* [What to do]: In the listing below, locate the line with "Write the TikZ code for this diagram." and the line with "(title) at (25,69)", then output both and everything between them exactly, minus any pictures.

* [Entries provided]:
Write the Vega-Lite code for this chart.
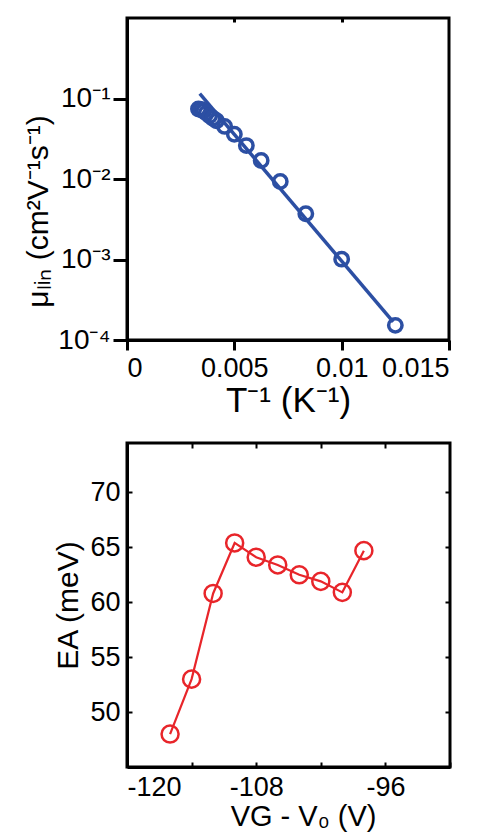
{
  "$schema": "https://vega.github.io/schema/vega-lite/v6.json",
  "background": "white",
  "padding": {"left": 22, "top": 15, "right": 5, "bottom": 0},
  "spacing": 20,
  "config": {
    "font": "Liberation Sans",
    "view": {"stroke": "black", "strokeWidth": 3},
    "axis": {
      "labelFont": "Liberation Sans", "titleFont": "Liberation Sans",
      "labelColor": "black", "titleColor": "black",
      "domainColor": "black", "domainWidth": 3,
      "tickColor": "black", "tickWidth": 3,
      "grid": false, "titleFontWeight": "normal",
      "labelFontSize": 27, "titleFontSize": 28
    }
  },
  "datasets": {
    "mobility": [
      {"invT": 0.00333, "mu": 0.074},
      {"invT": 0.00345, "mu": 0.073},
      {"invT": 0.00357, "mu": 0.070},
      {"invT": 0.00370, "mu": 0.066},
      {"invT": 0.00385, "mu": 0.061},
      {"invT": 0.00400, "mu": 0.057},
      {"invT": 0.00417, "mu": 0.053},
      {"invT": 0.00455, "mu": 0.045},
      {"invT": 0.00500, "mu": 0.036},
      {"invT": 0.00556, "mu": 0.026},
      {"invT": 0.00625, "mu": 0.017},
      {"invT": 0.00714, "mu": 0.0093},
      {"invT": 0.00833, "mu": 0.0037},
      {"invT": 0.0100, "mu": 0.00101},
      {"invT": 0.0125, "mu": 0.000152}
    ],
    "fit": [
      {"invT": 0.00339, "mu": 0.1146},
      {"invT": 0.0124, "mu": 0.000168}
    ],
    "activation": [
      {"vg": -116, "ea": 48.0},
      {"vg": -114, "ea": 53.0},
      {"vg": -112, "ea": 60.8},
      {"vg": -110, "ea": 65.4},
      {"vg": -108, "ea": 64.1},
      {"vg": -106, "ea": 63.4},
      {"vg": -104, "ea": 62.5},
      {"vg": -102, "ea": 61.9},
      {"vg": -100, "ea": 60.9},
      {"vg": -98, "ea": 64.7}
    ]
  },
  "vconcat": [
    {
      "width": 322,
      "height": 322,
      "resolve": {"axis": {"x": "independent", "y": "independent"}},
      "layer": [
        {
          "data": {"name": "fit"},
          "mark": {"type": "line", "color": "#2c4fa3", "strokeWidth": 3.5},
          "encoding": {
            "x": {
              "field": "invT", "type": "quantitative",
              "scale": {"domain": [0, 0.015], "nice": false, "zero": false},
              "axis": {
                "title": "T⁻¹ (K⁻¹)", "titleFontSize": 35, "titlePadding": 2,
                "values": [0, 0.005, 0.01, 0.015], "format": ".3~f",
                "tickSize": 10, "labelPadding": 5, "labelFontSize": 27
              }
            },
            "y": {
              "field": "mu", "type": "quantitative",
              "scale": {"type": "log", "domain": [0.0001, 1], "nice": false},
              "axis": {
                "title": "μₗᵢₙ (cm²V⁻¹s⁻¹)", "titleFontSize": 30, "titlePadding": 4, "titleY": 193,
                "values": [0.0001, 0.001, 0.01, 0.1],
                "labelExpr": "datum.value < 0.0005 ? '10⁻⁴' : datum.value < 0.005 ? '10⁻³' : datum.value < 0.05 ? '10⁻²' : '10⁻¹'",
                "tickSize": 14, "labelPadding": 3, "labelFontSize": 28
              }
            }
          }
        },
        {
          "data": {"name": "mobility"},
          "mark": {"type": "point", "shape": "circle", "filled": false, "color": "#2c4fa3", "strokeWidth": 3.5, "size": 180, "opacity": 1},
          "encoding": {
            "x": {
              "field": "invT", "type": "quantitative",
              "scale": {"domain": [0, 0.015], "nice": false, "zero": false},
              "axis": {
                "orient": "top", "title": null, "labels": false, "domain": false,
                "values": [0.005, 0.01], "tickSize": -4, "tickWidth": 3
              }
            },
            "y": {
              "field": "mu", "type": "quantitative",
              "scale": {"type": "log", "domain": [0.0001, 1], "nice": false},
              "axis": null
            }
          }
        }
      ]
    },
    {
      "width": 323,
      "height": 324,
      "data": {"name": "activation"},
      "resolve": {"axis": {"x": "independent", "y": "independent"}},
      "layer": [
        {
          "mark": {"type": "line", "color": "#e8252a", "strokeWidth": 2.2},
          "encoding": {
            "x": {
              "field": "vg", "type": "quantitative",
              "scale": {"domain": [-120, -90], "nice": false, "zero": false},
              "axis": {
                "title": "VG - V₀ (V)", "titleFontSize": 29, "titlePadding": 2, "titleX": 176,
                "values": [-120, -114, -108, -102, -96, -90],
                "labelExpr": "(datum.value == -120 || datum.value == -108 || datum.value == -96) ? '-' + format(-datum.value, 'd') : ''",
                "tickSize": -5, "tickWidth": 2, "labelPadding": 12, "labelFontSize": 27
              }
            },
            "y": {
              "field": "ea", "type": "quantitative",
              "scale": {"domain": [45, 74.5], "nice": false, "zero": false},
              "axis": {
                "title": "EA (meV)", "titleFontSize": 30, "titlePadding": 6,
                "values": [50, 55, 60, 65, 70],
                "tickSize": -5, "tickWidth": 2, "labelPadding": 12, "labelFontSize": 27
              }
            }
          }
        },
        {
          "mark": {"type": "point", "shape": "circle", "filled": false, "color": "#e8252a", "strokeWidth": 2.5, "size": 290, "opacity": 1},
          "encoding": {
            "x": {
              "field": "vg", "type": "quantitative",
              "scale": {"domain": [-120, -90], "nice": false, "zero": false},
              "axis": {
                "orient": "top", "title": null, "labels": false, "domain": false,
                "values": [-114, -108, -102, -96], "tickSize": -5, "tickWidth": 2
              }
            },
            "y": {
              "field": "ea", "type": "quantitative",
              "scale": {"domain": [45, 74.5], "nice": false, "zero": false},
              "axis": {
                "orient": "right", "title": null, "labels": false, "domain": false,
                "values": [50, 55, 60, 65, 70], "tickSize": -5, "tickWidth": 2
              }
            }
          }
        }
      ]
    }
  ]
}
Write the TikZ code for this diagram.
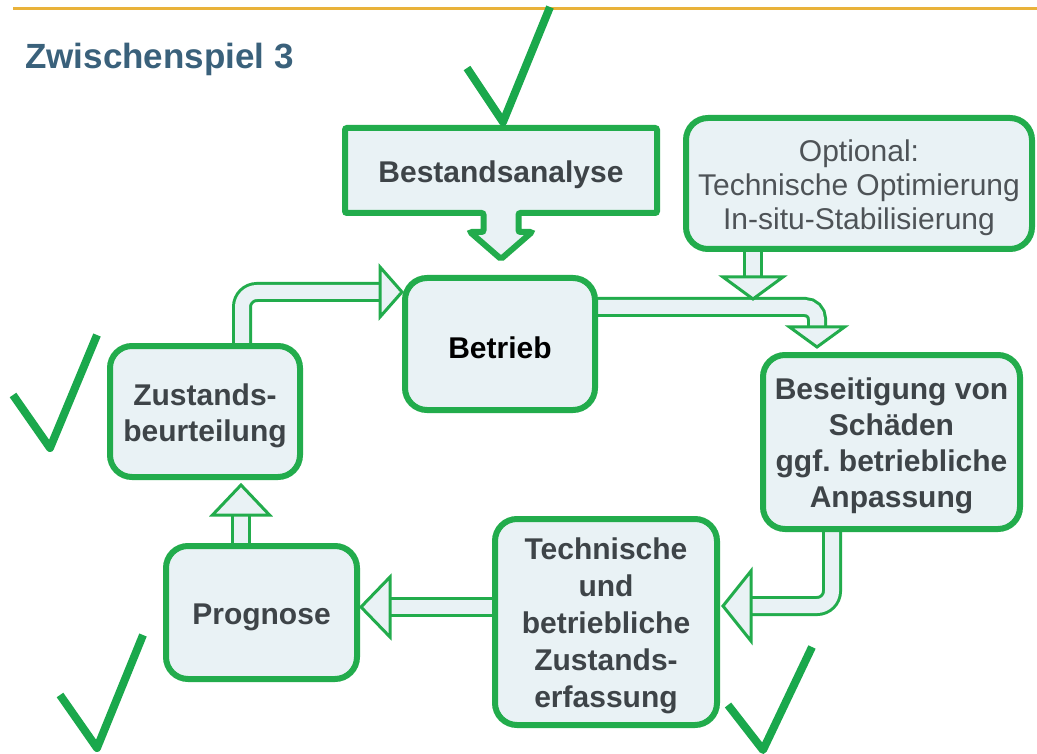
\documentclass[tikz,border=0pt]{standalone}
\usepackage{fontspec}
\setmainfont{Liberation Sans}
\usetikzlibrary{calc,backgrounds}
\definecolor{gbord}{RGB}{34,172,76}
\definecolor{gcheck}{RGB}{26,168,76}
\definecolor{boxfill}{RGB}{233,242,245}
\definecolor{txt}{RGB}{62,68,72}
\definecolor{optxt}{RGB}{78,83,87}
\definecolor{titleblue}{RGB}{58,97,123}
\definecolor{topline}{RGB}{233,178,58}
\newcommand\tstrut{\rule{0pt}{30pt}}
\frenchspacing
\begin{document}
\begin{tikzpicture}[x=1pt,y=-1pt,
 box/.style={draw=gbord,line width=6pt,fill=boxfill,rounded corners=22pt,inner sep=0pt,align=center,text=txt,font=\bfseries\fontsize{30}{36}\selectfont},
 band/.style={draw=gbord,line width=3pt,double=boxfill,double distance=14pt},
 ahead/.style={draw=gbord,line width=3pt,fill=boxfill,line join=miter},
 check/.style={draw=gcheck,line width=8pt,line join=round}]
\useasboundingbox (0,0) rectangle (1037,754);
\draw[topline,line width=3pt] (13,9) -- (1037,9);
\node[anchor=base west,inner sep=0pt,text=titleblue,font=\bfseries\fontsize{35}{40}\selectfont] (title) at (25,69) {Zwischenspiel 3};

% boxes
\node[box,draw=none,fill=none,rounded corners=2pt,minimum width=306pt,minimum height=79pt] (best) at (501,170.5) {\tstrut Bestandsanalyse};
\node[box,minimum width=346pt,minimum height=131pt,text=optxt,font=\fontsize{30}{34}\selectfont] (opt) at (859,183.5) {\tstrut Optional:\\Technische Optimierung\\In-situ-Stabilisierung};
\node[box,text=black,minimum width=190pt,minimum height=132pt] (betrieb) at (500,344) {\tstrut Betrieb};
\node[box,minimum width=257pt,minimum height=174pt] (beseit) at (891.5,442) {\tstrut Beseitigung von\\Schäden\\ggf.\ betriebliche\\Anpassung};
\node[box,font=\bfseries\fontsize{30}{37}\selectfont,minimum width=222pt,minimum height=206pt] (techn) at (606,622) {\tstrut Technische\\und\\betriebliche\\Zustands-\\erfassung};
\node[box,minimum width=191pt,minimum height=133pt] (progn) at (261.5,612.5) {\tstrut Prognose};
\node[box,minimum width=190pt,minimum height=131pt] (zust) at (205,411.5) {\tstrut Zustands-\\beurteilung};

\begin{scope}[on background layer]
\fill[white] (0,0) rectangle (1037,754);
% callout outline of Bestandsanalyse
\draw[draw=gbord,line width=6pt,fill=boxfill,rounded corners=2pt,line join=miter]
 (best.north west) -- (best.north east) -- (best.south east)
 -- ($(best.south)+(17.5,0)$) -- ($(best.south)+(17.5,19)$) -- ($(best.south)+(31,19)$)
 -- ($(best.south)+(0,46)$) -- ($(best.south)+(-31,19)$) -- ($(best.south)+(-17.5,19)$)
 -- ($(best.south)+(-17.5,0)$) -- (best.south west) -- cycle;

% Zustandsbeurteilung -> Betrieb
\coordinate (t1) at ($(betrieb.west)+(0,-52)$);
\draw[band,rounded corners=15pt] ($(zust.north)+(37,8)$) |- ($(t1)+(-20,0)$);
\draw[ahead] (t1) -- ++(-22,-25) -- ++(0,50) -- cycle;

% Betrieb -> Beseitigung
\coordinate (t2) at ($(beseit.north)+(-74.5,-5)$);
\draw[band,rounded corners=12pt] ($(betrieb.east)+(-8,-37)$) -| ($(t2)+(0,-18)$);
\draw[ahead] (t2) -- ++(-27.5,-20) -- ++(55,0) -- cycle;

% Optional -> band
\coordinate (t3) at ($(opt.south)+(-106,47)$);
\draw[band] ($(opt.south)+(-106,-6)$) -- ($(t3)+(0,-20)$);
\draw[ahead] (t3) -- ++(-30,-22) -- ++(60,0) -- cycle;

% Beseitigung -> Technische
\coordinate (t4) at ($(techn.east)+(3,-16)$);
\draw[band,rounded corners=15pt] ($(beseit.south)+(-59.5,-8)$) |- ($(t4)+(26,0)$);
\draw[ahead] (t4) -- ++(28,-35) -- ++(0,70) -- cycle;

% Technische -> Prognose
\coordinate (t5) at ($(progn.east)+(1,-5.5)$);
\draw[band] ($(techn.west)+(8,-15)$) -- ($(t5)+(27,0)$);
\draw[ahead] (t5) -- ++(29,-30) -- ++(0,60) -- cycle;

% Prognose -> Zustandsbeurteilung
\coordinate (t6) at ($(zust.south)+(36,5)$);
\draw[band] ($(progn.north)+(-20.5,8)$) -- ($(t6)+(0,28)$);
\draw[ahead] (t6) -- ++(-28.5,30) -- ++(57,0) -- cycle;
\end{scope}

% check marks
\draw[check] (467,68) -- (503,122) -- (550,7);
\draw[check] (13,395) -- (50,448) -- (97,335);
\draw[check] (60,695) -- (97,748) -- (143,635);
\draw[check] (728,705) -- (763,750) -- (812,647);
\end{tikzpicture}
\end{document}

* [Solution to the problem]:
Write the TikZ code for this diagram.
\documentclass[tikz,border=0pt]{standalone}
\usepackage{fontspec}
\setmainfont{Liberation Sans}
\usetikzlibrary{calc,backgrounds}
\definecolor{gbord}{RGB}{34,172,76}
\definecolor{gcheck}{RGB}{26,168,76}
\definecolor{boxfill}{RGB}{233,242,245}
\definecolor{txt}{RGB}{62,68,72}
\definecolor{optxt}{RGB}{78,83,87}
\definecolor{titleblue}{RGB}{58,97,123}
\definecolor{topline}{RGB}{233,178,58}
\newcommand\tstrut{\rule{0pt}{30pt}}
\frenchspacing
\begin{document}
\begin{tikzpicture}[x=1pt,y=-1pt,
 box/.style={draw=gbord,line width=6pt,fill=boxfill,rounded corners=22pt,inner sep=0pt,align=center,text=txt,font=\bfseries\fontsize{30}{36}\selectfont},
 band/.style={draw=gbord,line width=3pt,double=boxfill,double distance=14pt},
 ahead/.style={draw=gbord,line width=3pt,fill=boxfill,line join=miter},
 check/.style={draw=gcheck,line width=8pt,line join=round}]
\useasboundingbox (0,0) rectangle (1037,754);
\draw[topline,line width=3pt] (13,9) -- (1037,9);
\node[anchor=base west,inner sep=0pt,text=titleblue,font=\bfseries\fontsize{35}{40}\selectfont] (title) at (25,69) {Zwischenspiel 3};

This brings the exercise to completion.